SET PROBLEM: Reproduce exactly the lines below, from the first through the one containing "40.7, 46.3, 46.7, 47.6, 48.5, 49.6, 50.3]", and nothing more.

:: DATA BLOCK

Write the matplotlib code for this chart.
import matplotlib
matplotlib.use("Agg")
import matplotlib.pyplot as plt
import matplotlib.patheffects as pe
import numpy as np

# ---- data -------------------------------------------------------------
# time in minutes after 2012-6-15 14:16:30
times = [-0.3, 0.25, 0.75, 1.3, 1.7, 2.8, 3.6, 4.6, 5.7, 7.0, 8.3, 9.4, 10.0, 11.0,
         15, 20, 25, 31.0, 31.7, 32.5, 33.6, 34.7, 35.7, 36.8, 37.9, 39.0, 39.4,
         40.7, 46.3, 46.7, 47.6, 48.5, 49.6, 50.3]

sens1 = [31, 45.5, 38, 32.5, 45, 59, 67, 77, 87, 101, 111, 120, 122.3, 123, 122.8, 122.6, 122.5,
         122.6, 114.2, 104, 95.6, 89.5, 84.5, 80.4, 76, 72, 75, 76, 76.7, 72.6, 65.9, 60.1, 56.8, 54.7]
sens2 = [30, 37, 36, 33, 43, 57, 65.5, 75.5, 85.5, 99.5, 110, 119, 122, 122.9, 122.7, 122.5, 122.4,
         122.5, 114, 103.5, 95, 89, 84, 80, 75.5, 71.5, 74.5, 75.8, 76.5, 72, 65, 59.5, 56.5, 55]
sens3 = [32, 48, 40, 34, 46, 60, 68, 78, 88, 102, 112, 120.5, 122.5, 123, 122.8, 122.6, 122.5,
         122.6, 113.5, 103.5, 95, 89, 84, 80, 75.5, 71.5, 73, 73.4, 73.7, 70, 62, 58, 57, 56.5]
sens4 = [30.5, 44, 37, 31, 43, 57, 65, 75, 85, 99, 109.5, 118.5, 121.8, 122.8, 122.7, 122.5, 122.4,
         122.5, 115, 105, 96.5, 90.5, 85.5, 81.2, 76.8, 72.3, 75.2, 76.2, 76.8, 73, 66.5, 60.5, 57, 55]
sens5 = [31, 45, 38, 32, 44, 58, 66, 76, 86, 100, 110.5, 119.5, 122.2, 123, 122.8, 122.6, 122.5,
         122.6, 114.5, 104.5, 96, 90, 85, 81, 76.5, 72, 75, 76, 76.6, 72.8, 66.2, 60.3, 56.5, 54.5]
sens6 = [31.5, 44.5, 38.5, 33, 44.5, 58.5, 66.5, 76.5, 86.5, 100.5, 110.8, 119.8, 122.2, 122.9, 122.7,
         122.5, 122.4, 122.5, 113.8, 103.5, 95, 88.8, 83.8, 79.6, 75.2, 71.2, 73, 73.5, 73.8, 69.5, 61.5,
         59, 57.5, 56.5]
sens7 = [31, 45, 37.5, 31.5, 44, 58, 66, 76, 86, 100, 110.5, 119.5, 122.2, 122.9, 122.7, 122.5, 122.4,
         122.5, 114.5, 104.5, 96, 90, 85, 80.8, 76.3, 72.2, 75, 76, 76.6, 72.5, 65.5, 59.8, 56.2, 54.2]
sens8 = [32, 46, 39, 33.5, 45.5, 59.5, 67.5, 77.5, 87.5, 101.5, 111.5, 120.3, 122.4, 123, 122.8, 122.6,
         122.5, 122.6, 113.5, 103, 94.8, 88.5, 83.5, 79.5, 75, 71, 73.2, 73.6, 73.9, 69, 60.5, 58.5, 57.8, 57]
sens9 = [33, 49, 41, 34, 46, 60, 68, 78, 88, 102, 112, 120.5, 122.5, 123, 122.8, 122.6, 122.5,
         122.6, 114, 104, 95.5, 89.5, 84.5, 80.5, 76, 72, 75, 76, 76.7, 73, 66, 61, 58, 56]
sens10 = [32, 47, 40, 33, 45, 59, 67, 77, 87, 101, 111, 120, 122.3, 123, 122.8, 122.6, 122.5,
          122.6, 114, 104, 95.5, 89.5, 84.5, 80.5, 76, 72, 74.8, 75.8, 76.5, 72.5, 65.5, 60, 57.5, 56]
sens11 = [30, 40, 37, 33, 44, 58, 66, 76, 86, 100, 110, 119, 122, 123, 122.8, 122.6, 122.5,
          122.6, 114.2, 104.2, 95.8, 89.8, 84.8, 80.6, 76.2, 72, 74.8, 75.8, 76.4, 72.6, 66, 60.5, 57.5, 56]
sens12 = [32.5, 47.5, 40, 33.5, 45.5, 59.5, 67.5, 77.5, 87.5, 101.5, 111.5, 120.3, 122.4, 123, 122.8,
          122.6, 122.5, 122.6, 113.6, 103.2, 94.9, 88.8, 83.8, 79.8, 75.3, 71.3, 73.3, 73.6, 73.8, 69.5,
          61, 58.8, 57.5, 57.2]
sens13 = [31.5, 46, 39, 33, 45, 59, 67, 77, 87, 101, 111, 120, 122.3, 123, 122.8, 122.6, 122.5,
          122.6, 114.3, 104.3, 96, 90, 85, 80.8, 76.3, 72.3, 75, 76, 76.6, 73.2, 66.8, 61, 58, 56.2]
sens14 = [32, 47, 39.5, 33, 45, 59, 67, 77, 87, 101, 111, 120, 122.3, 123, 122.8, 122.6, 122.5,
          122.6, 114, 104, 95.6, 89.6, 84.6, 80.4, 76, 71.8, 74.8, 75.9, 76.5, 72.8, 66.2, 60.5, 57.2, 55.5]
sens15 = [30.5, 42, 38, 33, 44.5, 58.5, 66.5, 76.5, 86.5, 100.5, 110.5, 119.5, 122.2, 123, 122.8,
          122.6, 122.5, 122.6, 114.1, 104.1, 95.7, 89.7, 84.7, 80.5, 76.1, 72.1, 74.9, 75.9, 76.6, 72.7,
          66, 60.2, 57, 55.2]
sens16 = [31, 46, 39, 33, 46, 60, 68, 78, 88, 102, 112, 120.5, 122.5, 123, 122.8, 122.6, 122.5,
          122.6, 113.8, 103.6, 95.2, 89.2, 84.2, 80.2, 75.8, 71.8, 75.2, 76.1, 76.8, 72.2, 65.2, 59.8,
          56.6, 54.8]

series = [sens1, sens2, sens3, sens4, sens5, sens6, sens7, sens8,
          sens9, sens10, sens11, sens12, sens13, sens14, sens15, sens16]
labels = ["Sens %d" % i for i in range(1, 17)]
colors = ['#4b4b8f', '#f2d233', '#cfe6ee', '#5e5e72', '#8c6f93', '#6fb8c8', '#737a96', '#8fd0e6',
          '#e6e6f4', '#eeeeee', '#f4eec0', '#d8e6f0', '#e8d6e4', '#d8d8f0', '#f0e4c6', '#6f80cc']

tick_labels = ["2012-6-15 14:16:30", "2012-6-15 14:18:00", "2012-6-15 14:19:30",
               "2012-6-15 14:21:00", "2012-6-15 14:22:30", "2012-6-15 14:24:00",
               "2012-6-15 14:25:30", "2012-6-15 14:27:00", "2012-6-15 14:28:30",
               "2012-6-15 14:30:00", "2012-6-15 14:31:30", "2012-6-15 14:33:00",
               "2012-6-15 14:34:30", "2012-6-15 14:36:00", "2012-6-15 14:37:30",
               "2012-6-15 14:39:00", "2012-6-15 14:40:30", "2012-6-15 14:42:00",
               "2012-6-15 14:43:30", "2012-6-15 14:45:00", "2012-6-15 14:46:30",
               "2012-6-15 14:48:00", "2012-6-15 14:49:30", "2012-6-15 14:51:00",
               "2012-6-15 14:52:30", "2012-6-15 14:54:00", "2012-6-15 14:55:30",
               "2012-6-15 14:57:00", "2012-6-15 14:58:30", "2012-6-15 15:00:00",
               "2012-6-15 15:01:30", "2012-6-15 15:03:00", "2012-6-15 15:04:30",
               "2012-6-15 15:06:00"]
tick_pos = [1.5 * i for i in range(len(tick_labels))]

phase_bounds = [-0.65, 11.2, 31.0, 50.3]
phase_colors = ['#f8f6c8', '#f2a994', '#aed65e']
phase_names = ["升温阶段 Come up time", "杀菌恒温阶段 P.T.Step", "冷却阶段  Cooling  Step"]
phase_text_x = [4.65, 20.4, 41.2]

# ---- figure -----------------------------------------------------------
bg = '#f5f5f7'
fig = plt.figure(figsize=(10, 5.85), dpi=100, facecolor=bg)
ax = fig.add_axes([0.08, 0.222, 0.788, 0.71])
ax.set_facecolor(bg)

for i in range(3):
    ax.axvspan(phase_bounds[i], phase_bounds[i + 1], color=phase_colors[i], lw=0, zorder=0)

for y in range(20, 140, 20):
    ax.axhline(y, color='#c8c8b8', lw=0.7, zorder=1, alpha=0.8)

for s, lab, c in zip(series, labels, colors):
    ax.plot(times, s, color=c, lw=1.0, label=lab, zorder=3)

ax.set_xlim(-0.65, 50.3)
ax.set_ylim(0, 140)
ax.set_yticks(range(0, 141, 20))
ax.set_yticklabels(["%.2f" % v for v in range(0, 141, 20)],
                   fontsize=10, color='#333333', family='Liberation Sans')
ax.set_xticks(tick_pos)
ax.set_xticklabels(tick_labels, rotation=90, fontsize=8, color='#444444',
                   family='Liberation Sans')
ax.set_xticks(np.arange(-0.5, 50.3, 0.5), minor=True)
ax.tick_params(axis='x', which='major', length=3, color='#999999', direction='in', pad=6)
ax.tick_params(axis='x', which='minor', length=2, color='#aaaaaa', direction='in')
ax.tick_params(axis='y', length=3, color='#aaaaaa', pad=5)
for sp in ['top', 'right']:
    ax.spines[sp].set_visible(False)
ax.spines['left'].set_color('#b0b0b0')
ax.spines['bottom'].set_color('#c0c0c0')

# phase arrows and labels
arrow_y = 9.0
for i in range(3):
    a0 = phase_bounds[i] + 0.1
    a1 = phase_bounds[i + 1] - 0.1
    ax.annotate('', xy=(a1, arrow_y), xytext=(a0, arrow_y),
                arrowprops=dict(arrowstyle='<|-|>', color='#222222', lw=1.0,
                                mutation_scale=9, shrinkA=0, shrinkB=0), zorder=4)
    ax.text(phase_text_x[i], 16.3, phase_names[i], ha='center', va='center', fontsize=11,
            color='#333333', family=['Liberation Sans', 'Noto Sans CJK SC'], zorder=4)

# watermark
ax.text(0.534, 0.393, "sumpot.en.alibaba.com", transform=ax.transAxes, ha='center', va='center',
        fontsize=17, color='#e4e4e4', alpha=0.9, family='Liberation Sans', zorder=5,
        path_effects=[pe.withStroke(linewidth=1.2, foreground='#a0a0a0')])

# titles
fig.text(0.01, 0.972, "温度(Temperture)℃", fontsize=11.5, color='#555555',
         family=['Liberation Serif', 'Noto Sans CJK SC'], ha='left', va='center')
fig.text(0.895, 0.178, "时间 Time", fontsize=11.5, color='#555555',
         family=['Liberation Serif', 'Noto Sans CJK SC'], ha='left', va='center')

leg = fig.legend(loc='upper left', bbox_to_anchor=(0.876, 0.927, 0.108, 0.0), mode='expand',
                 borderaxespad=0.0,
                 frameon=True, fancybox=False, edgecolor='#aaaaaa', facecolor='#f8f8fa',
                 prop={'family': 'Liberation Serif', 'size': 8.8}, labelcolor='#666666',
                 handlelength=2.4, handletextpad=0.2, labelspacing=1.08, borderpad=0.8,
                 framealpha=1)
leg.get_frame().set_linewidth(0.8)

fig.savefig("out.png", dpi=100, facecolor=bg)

::::

THE SOLUTION:
Write the matplotlib code for this chart.
import matplotlib
matplotlib.use("Agg")
import matplotlib.pyplot as plt
import matplotlib.patheffects as pe
import numpy as np

# ---- data -------------------------------------------------------------
# time in minutes after 2012-6-15 14:16:30
times = [-0.3, 0.25, 0.75, 1.3, 1.7, 2.8, 3.6, 4.6, 5.7, 7.0, 8.3, 9.4, 10.0, 11.0,
         15, 20, 25, 31.0, 31.7, 32.5, 33.6, 34.7, 35.7, 36.8, 37.9, 39.0, 39.4,
         40.7, 46.3, 46.7, 47.6, 48.5, 49.6, 50.3]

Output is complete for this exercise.